RECORDED DATA:

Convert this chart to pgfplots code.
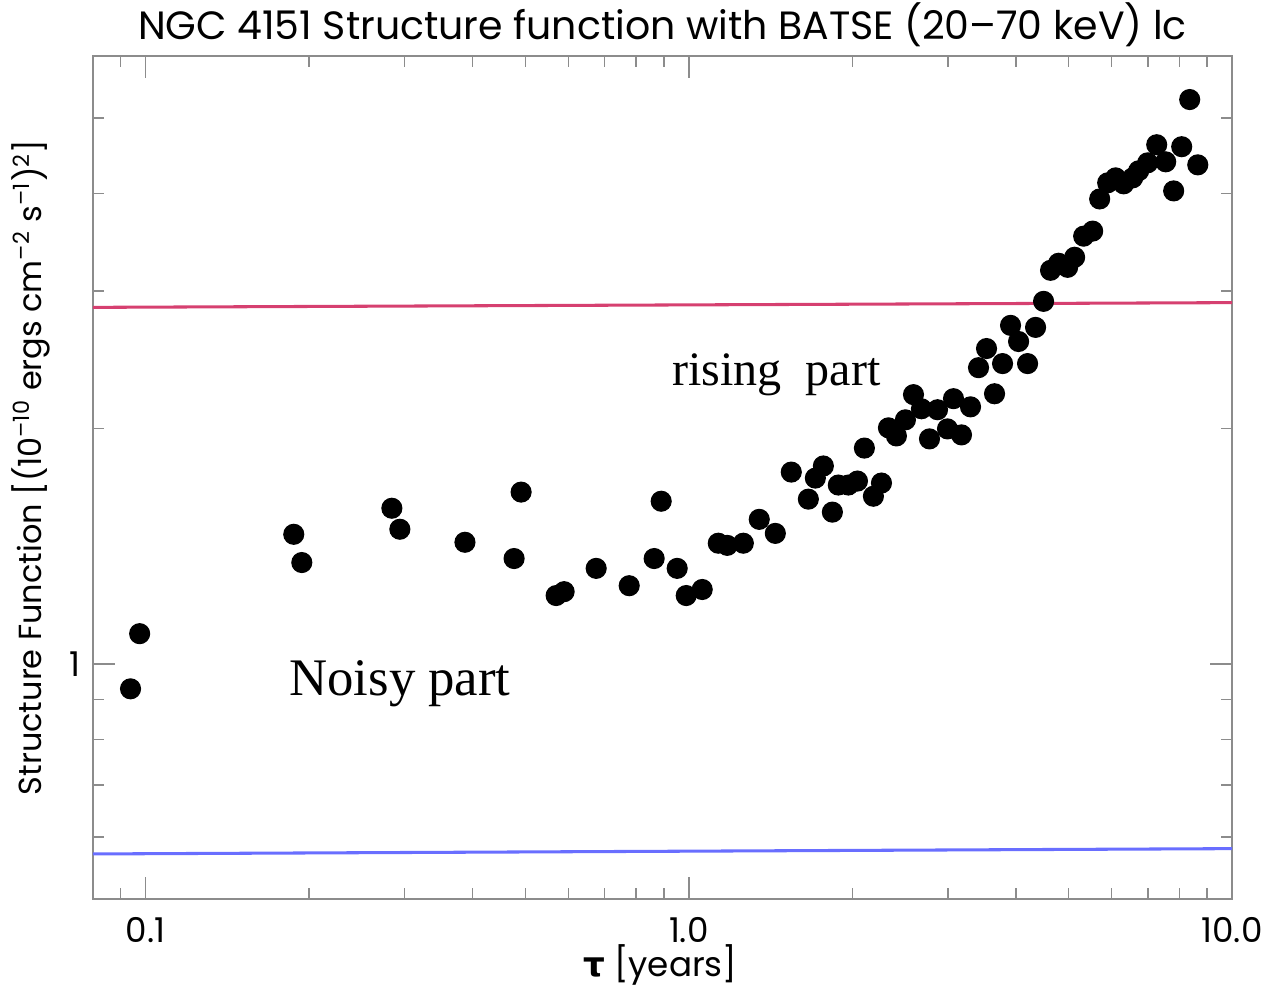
\documentclass[border=0pt]{standalone}
\usepackage{fontspec}
\setmainfont{Poppins}
\newfontfamily\timesfont{Liberation Serif}
\newfontfamily\greekfont{DejaVu Sans}
\usepackage{pgfplots}
\pgfplotsset{compat=1.18}
\definecolor{redline}{RGB}{214,64,112}
\definecolor{blueline}{RGB}{105,110,255}
\begin{document}
\begin{tikzpicture}
\begin{axis}[
  xmode=log, ymode=log,
  scale only axis,
  width=410.04pt, height=303.48pt,
  xmin=0.08, xmax=10, ymin=0.5, ymax=6,
  axis line style={black!45, line width=0.6pt},
  tick style={black!45, line width=0.5pt},
  major tick length=8pt, minor tick length=4pt,
  tick align=inside, tick pos=both,
  xtick={0.1,1,10}, xticklabels={\mbox{0.1},\mbox{1.0},\mbox{10.0}},
  minor xtick={0.09,0.2,0.3,0.4,0.5,0.6,0.7,0.8,0.9,2,3,4,5,6,7,8,9},
  ytick={1}, yticklabels={\mbox{1}},
  minor ytick={0.6,0.7,0.8,0.9,2,3,4,5},
  ticklabel style={font=\fontsize{12.3}{14}\selectfont},
  xticklabel shift=3pt,
  yticklabel shift=1pt,
  every axis title shift=0pt,
  title={NGC 4151 Structure function with BATSE (20–70 keV) lc},
  title style={at={(axis description cs:0.5,1.0191)}, anchor=base, font=\fontsize{14.2}{16}\selectfont, inner sep=0pt},
  xlabel={{\greekfont\bfseries τ} [years]},
  xlabel style={at={(axis description cs:0.498,-0.0920)}, anchor=base, font=\fontsize{12.3}{14}\selectfont, inner sep=0pt},
  ylabel={Structure Function [(10\textsuperscript{–10} ergs cm\textsuperscript{–2} s\textsuperscript{–1})\textsuperscript{2}]},
  ylabel style={at={(axis description cs:-0.0449,0.512)}, anchor=base, font=\fontsize{11.5}{14}\selectfont, inner sep=0pt},
]
\addplot[redline, line width=1.1pt] coordinates {(0.08,2.86) (10,2.90)};
\addplot[blueline, line width=1.1pt] coordinates {(0.08,0.571) (10,0.580)};
\addplot[only marks, mark=*, mark size=3.6pt, black] coordinates {
(0.0938,0.929) (0.0975,1.093) (0.1874,1.465) (0.1939,1.348) (0.2840,1.582)
(0.2938,1.487) (0.3872,1.431) (0.4768,1.364) (0.4912,1.659) (0.5698,1.223)
(0.5895,1.237) (0.6753,1.325) (0.7768,1.259) (0.8634,1.364) (0.8895,1.615)
(0.9519,1.325) (0.989,1.223) (1.0585,1.245) (1.133,1.427) (1.177,1.418)
(1.260,1.427) (1.348,1.531) (1.443,1.469) (1.544,1.760) (1.660,1.625)
(1.710,1.729) (1.769,1.792) (1.838,1.564) (1.885,1.694) (1.967,1.694)
(2.044,1.714) (2.105,1.889) (2.187,1.639) (2.263,1.704) (2.331,2.005)
(2.411,1.958) (2.505,2.053) (2.592,2.211) (2.681,2.121) (2.774,1.941)
(2.870,2.115) (2.994,1.999) (3.071,2.185) (3.177,1.964) (3.301,2.133)
(3.415,2.394) (3.533,2.533) (3.655,2.217) (3.781,2.423) (3.912,2.712)
(4.047,2.586) (4.204,2.423) (4.349,2.696) (4.499,2.911) (4.634,3.190)
(4.795,3.257) (4.982,3.218) (5.132,3.315) (5.332,3.528) (5.540,3.581)
(5.707,3.937) (5.904,4.128) (6.107,4.189) (6.318,4.116) (6.564,4.189)
(6.733,4.277) (6.995,4.379) (7.268,4.619) (7.551,4.392) (7.811,4.031)
(8.080,4.592) (8.359,5.277) (8.650,4.353)
};
\node[font=\timesfont\fontsize{17.3}{20}\selectfont, inner sep=0pt] at (axis cs:1.449,2.345) {rising\ \ part};
\node[font=\timesfont\fontsize{19}{22}\selectfont, inner sep=0pt] at (axis cs:0.294,0.943) {Noisy part};
\end{axis}
\pgfresetboundingbox
\path[use as bounding box] (-33.48pt,-31.32pt) rectangle (423.72pt,323.64pt);
\end{tikzpicture}
\end{document}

PROBLEM DESCRIPTION: From the listing, extract all text exactly as given and drop any picture.

RESULT:
Convert this chart to pgfplots code.
\documentclass[border=0pt]{standalone}
\usepackage{fontspec}
\setmainfont{Poppins}
\newfontfamily\timesfont{Liberation Serif}
\newfontfamily\greekfont{DejaVu Sans}
\usepackage{pgfplots}
\pgfplotsset{compat=1.18}
\definecolor{redline}{RGB}{214,64,112}
\definecolor{blueline}{RGB}{105,110,255}
\begin{document}
\begin{tikzpicture}
\begin{axis}[
  xmode=log, ymode=log,
  scale only axis,
  width=410.04pt, height=303.48pt,
  xmin=0.08, xmax=10, ymin=0.5, ymax=6,
  axis line style={black!45, line width=0.6pt},
  tick style={black!45, line width=0.5pt},
  major tick length=8pt, minor tick length=4pt,
  tick align=inside, tick pos=both,
  xtick={0.1,1,10}, xticklabels={\mbox{0.1},\mbox{1.0},\mbox{10.0}},
  minor xtick={0.09,0.2,0.3,0.4,0.5,0.6,0.7,0.8,0.9,2,3,4,5,6,7,8,9},
  ytick={1}, yticklabels={\mbox{1}},
  minor ytick={0.6,0.7,0.8,0.9,2,3,4,5},
  ticklabel style={font=\fontsize{12.3}{14}\selectfont},
  xticklabel shift=3pt,
  yticklabel shift=1pt,
  every axis title shift=0pt,
  title={NGC 4151 Structure function with BATSE (20–70 keV) lc},
  title style={at={(axis description cs:0.5,1.0191)}, anchor=base, font=\fontsize{14.2}{16}\selectfont, inner sep=0pt},
  xlabel={{\greekfont\bfseries τ} [years]},
  xlabel style={at={(axis description cs:0.498,-0.0920)}, anchor=base, font=\fontsize{12.3}{14}\selectfont, inner sep=0pt},
  ylabel={Structure Function [(10\textsuperscript{–10} ergs cm\textsuperscript{–2} s\textsuperscript{–1})\textsuperscript{2}]},
  ylabel style={at={(axis description cs:-0.0449,0.512)}, anchor=base, font=\fontsize{11.5}{14}\selectfont, inner sep=0pt},
]
\addplot[redline, line width=1.1pt] coordinates {(0.08,2.86) (10,2.90)};
\addplot[blueline, line width=1.1pt] coordinates {(0.08,0.571) (10,0.580)};
\addplot[only marks, mark=*, mark size=3.6pt, black] coordinates {
(0.0938,0.929) (0.0975,1.093) (0.1874,1.465) (0.1939,1.348) (0.2840,1.582)
(0.2938,1.487) (0.3872,1.431) (0.4768,1.364) (0.4912,1.659) (0.5698,1.223)
(0.5895,1.237) (0.6753,1.325) (0.7768,1.259) (0.8634,1.364) (0.8895,1.615)
(0.9519,1.325) (0.989,1.223) (1.0585,1.245) (1.133,1.427) (1.177,1.418)
(1.260,1.427) (1.348,1.531) (1.443,1.469) (1.544,1.760) (1.660,1.625)
(1.710,1.729) (1.769,1.792) (1.838,1.564) (1.885,1.694) (1.967,1.694)
(2.044,1.714) (2.105,1.889) (2.187,1.639) (2.263,1.704) (2.331,2.005)
(2.411,1.958) (2.505,2.053) (2.592,2.211) (2.681,2.121) (2.774,1.941)
(2.870,2.115) (2.994,1.999) (3.071,2.185) (3.177,1.964) (3.301,2.133)
(3.415,2.394) (3.533,2.533) (3.655,2.217) (3.781,2.423) (3.912,2.712)
(4.047,2.586) (4.204,2.423) (4.349,2.696) (4.499,2.911) (4.634,3.190)
(4.795,3.257) (4.982,3.218) (5.132,3.315) (5.332,3.528) (5.540,3.581)
(5.707,3.937) (5.904,4.128) (6.107,4.189) (6.318,4.116) (6.564,4.189)
(6.733,4.277) (6.995,4.379) (7.268,4.619) (7.551,4.392) (7.811,4.031)
(8.080,4.592) (8.359,5.277) (8.650,4.353)
};
\node[font=\timesfont\fontsize{17.3}{20}\selectfont, inner sep=0pt] at (axis cs:1.449,2.345) {rising\ \ part};
\node[font=\timesfont\fontsize{19}{22}\selectfont, inner sep=0pt] at (axis cs:0.294,0.943) {Noisy part};
\end{axis}
\pgfresetboundingbox
\path[use as bounding box] (-33.48pt,-31.32pt) rectangle (423.72pt,323.64pt);
\end{tikzpicture}
\end{document}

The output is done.